The takeover was ratified three days later, Rosenior was told “thanks for your service” and Paul Buckle – who, it should be noted, won one promotion and came within a whisker of a second – was installed in his place.

Nick Miller

George Burley, Hearts, 2005

The easiest way to explain this is to quote Steven Pressley, Hearts’ captain at the time, on the day he was called into a room at the training ground to be told that the club had sacked George Burley: “I sat there looking up at two manager-of-the-month awards on a shelf, which says it all.”



Inspired by you: Mowgli, tartan shorts and a nuclear submarine – inside Romanov’s Hearts

The club were unbeaten. They were top of the league. They were looking as likely as anyone in more than three decades to break the stranglehold of the Old Firm on the Scottish title. The appointment had been a rousing success in the eyes of everyone — save owner Vladimir Romanov.
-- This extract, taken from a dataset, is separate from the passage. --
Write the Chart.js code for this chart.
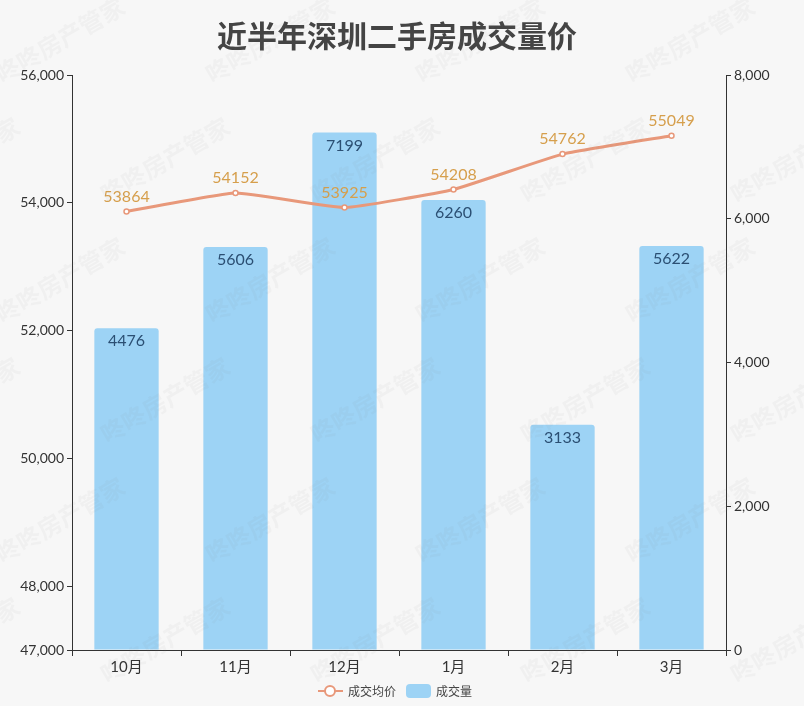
<!DOCTYPE html>
<html>
<head>
<meta charset="utf-8">
<script src="https://cdn.jsdelivr.net/npm/chart.js@4/dist/chart.umd.min.js"></script>
<style>
  html, body { margin: 0; padding: 0; background: #f7f7f7; }
  .chart-container { width: 804px; height: 706px; position: relative; }
</style>
</head>
<body>
<div class="chart-container"><canvas id="chart"></canvas></div>
<script>
// 数据
const months = ['10月', '11月', '12月', '1月', '2月', '3月'];
const volume = [4476, 5606, 7199, 6260, 3133, 5622]; // 成交量
const avgPrice = [53864, 54152, 53925, 54208, 54762, 55049]; // 成交均价
const priceTicks = [47000, 48000, 50000, 52000, 54000, 56000];
const volumeTicks = [0, 2000, 4000, 6000, 8000];

const FONT = "Lato, 'Noto Sans CJK SC', sans-serif";
const LINE_COLOR = '#e8987a';
const BAR_COLOR = '#9dd3f5';

// 标题、水印、数值标签、图例
const decorPlugin = {
  id: 'decor',
  beforeDraw(chart) {
    const ctx = chart.ctx;
    ctx.save();
    ctx.fillStyle = '#f7f7f7';
    ctx.fillRect(0, 0, chart.width, chart.height);
    ctx.fillStyle = '#444';
    ctx.font = "bold 30px 'Noto Sans CJK SC', sans-serif";
    ctx.textAlign = 'center';
    ctx.textBaseline = 'middle';
    ctx.fillText('近半年深圳二手房成交量价', 397, 36);
    ctx.restore();
  },
  afterDatasetsDraw(chart) {
    const ctx = chart.ctx;
    ctx.save();
    ctx.textAlign = 'center';
    ctx.textBaseline = 'middle';
    ctx.font = '16px ' + FONT;
    const barMeta = chart.getDatasetMeta(1);
    ctx.fillStyle = '#2b4f73';
    barMeta.data.forEach((el, i) => {
      ctx.fillText(String(volume[i]), el.x, el.y + 13);
    });
    const lineMeta = chart.getDatasetMeta(0);
    ctx.fillStyle = '#d69f4c';
    lineMeta.data.forEach((el, i) => {
      ctx.fillText(String(avgPrice[i]), el.x, el.y - 15);
    });

    // 水印
    ctx.fillStyle = 'rgba(120,120,120,0.055)';
    ctx.font = "bold 24px 'Noto Sans CJK SC', sans-serif";
    for (let r = -1; r < 7; r++) {
      for (let c = -1; c < 6; c++) {
        const x = c * 210 + (r % 2) * 105 + 60;
        const y = r * 120 + 40;
        ctx.save();
        ctx.translate(x, y);
        ctx.rotate(-Math.PI / 6);
        ctx.fillText('咚咚房产管家', 0, 0);
        ctx.restore();
      }
    }

    // 图例
    ctx.font = "12px 'Noto Sans CJK SC', sans-serif";
    ctx.textAlign = 'left';
    ctx.strokeStyle = LINE_COLOR;
    ctx.lineWidth = 2;
    ctx.beginPath();
    ctx.moveTo(318, 691);
    ctx.lineTo(343, 691);
    ctx.stroke();
    ctx.fillStyle = '#fff';
    ctx.beginPath();
    ctx.arc(330, 691, 5, 0, Math.PI * 2);
    ctx.fill();
    ctx.stroke();
    ctx.fillStyle = '#444';
    ctx.fillText('成交均价', 348, 691);
    ctx.fillStyle = BAR_COLOR;
    ctx.beginPath();
    ctx.roundRect(406, 684, 25, 14, 4);
    ctx.fill();
    ctx.fillStyle = '#444';
    ctx.fillText('成交量', 436, 691);
    ctx.restore();
  }
};

const ctx = document.getElementById('chart').getContext('2d');
new Chart(ctx, {
  data: {
    labels: months,
    datasets: [
      {
        type: 'line',
        label: '成交均价',
        data: avgPrice,
        yAxisID: 'yPrice',
        borderColor: LINE_COLOR,
        borderWidth: 3,
        tension: 0.12,
        pointRadius: 2.5,
        pointBackgroundColor: '#fff',
        pointBorderColor: LINE_COLOR,
        pointBorderWidth: 1.5,
        order: 0,
      },
      {
        type: 'bar',
        label: '成交量',
        data: volume,
        yAxisID: 'yVolume',
        backgroundColor: BAR_COLOR,
        borderRadius: 3,
        borderSkipped: 'bottom',
        categoryPercentage: 1,
        barPercentage: 0.59,
        order: 1,
      },
    ],
  },
  options: {
    responsive: true,
    maintainAspectRatio: false,
    animation: false,
    layout: { padding: { top: 75, left: 0, right: 0, bottom: 0 } },
    plugins: {
      legend: { display: false },
      title: { display: false },
      tooltip: { enabled: false },
    },
    scales: {
      x: {
        offset: true,
        grid: { drawOnChartArea: false, offset: true, tickLength: 6, color: '#333' },
        border: { color: '#333', width: 1 },
        ticks: { color: '#333', font: { size: 15, family: FONT }, padding: 2 },
        afterFit(scale) { scale.height = 56; },
      },
      yPrice: {
        position: 'left',
        min: 47000,
        max: 56000,
        grid: { drawOnChartArea: false, tickLength: 5, color: '#333' },
        border: { color: '#333', width: 1 },
        ticks: {
          color: '#333',
          font: { size: 14, family: FONT },
          padding: 3,
          callback: (v) => v.toLocaleString('en-US'),
        },
        afterBuildTicks(scale) { scale.ticks = priceTicks.map((v) => ({ value: v })); },
        afterFit(scale) { scale.width = 72; },
      },
      yVolume: {
        position: 'right',
        min: 0,
        max: 8000,
        grid: { drawOnChartArea: false, tickLength: 5, color: '#333' },
        border: { color: '#333', width: 1 },
        ticks: {
          color: '#333',
          font: { size: 14, family: FONT },
          padding: 3,
          callback: (v) => v.toLocaleString('en-US'),
        },
        afterBuildTicks(scale) { scale.ticks = volumeTicks.map((v) => ({ value: v })); },
        afterFit(scale) { scale.width = 78; },
      },
    },
  },
  plugins: [decorPlugin],
});
</script>
</body>
</html>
And from the perspective of anyone who follows Hearts, what you would do to go back and let it play out properly…

Phil Hay

Martin Jol, Tottenham, 2007

It wasn’t the sacking itself of Martin Jol by Tottenham Hotspur that was particularly cruel or unjustified, but the circumstances of it.

After three very enjoyable and largely successful years, results had started to turn. By October 2007, Spurs had made their worst start to a league season in 19 years; they were languishing third from bottom. Tottenham understandably felt like they needed a change.

But the way he was let go was extraordinary.

Jol learned of his fate before a UEFA Cup (now Europa League) group game against Getafe and, although he only told the players after the match (a 2-1 home defeat), word of his dismissal filtered through to the supporters during the second half, making for an extremely strange atmosphere at White Hart Lane.

What made matters worse for Jol was that everyone knew Spurs had been lining up his replacement Juande Ramos for some time — and sure enough, the Spaniard was announced as manager two days later.

It was a terribly sad ending and one not befitting for someone who had done so much for the club.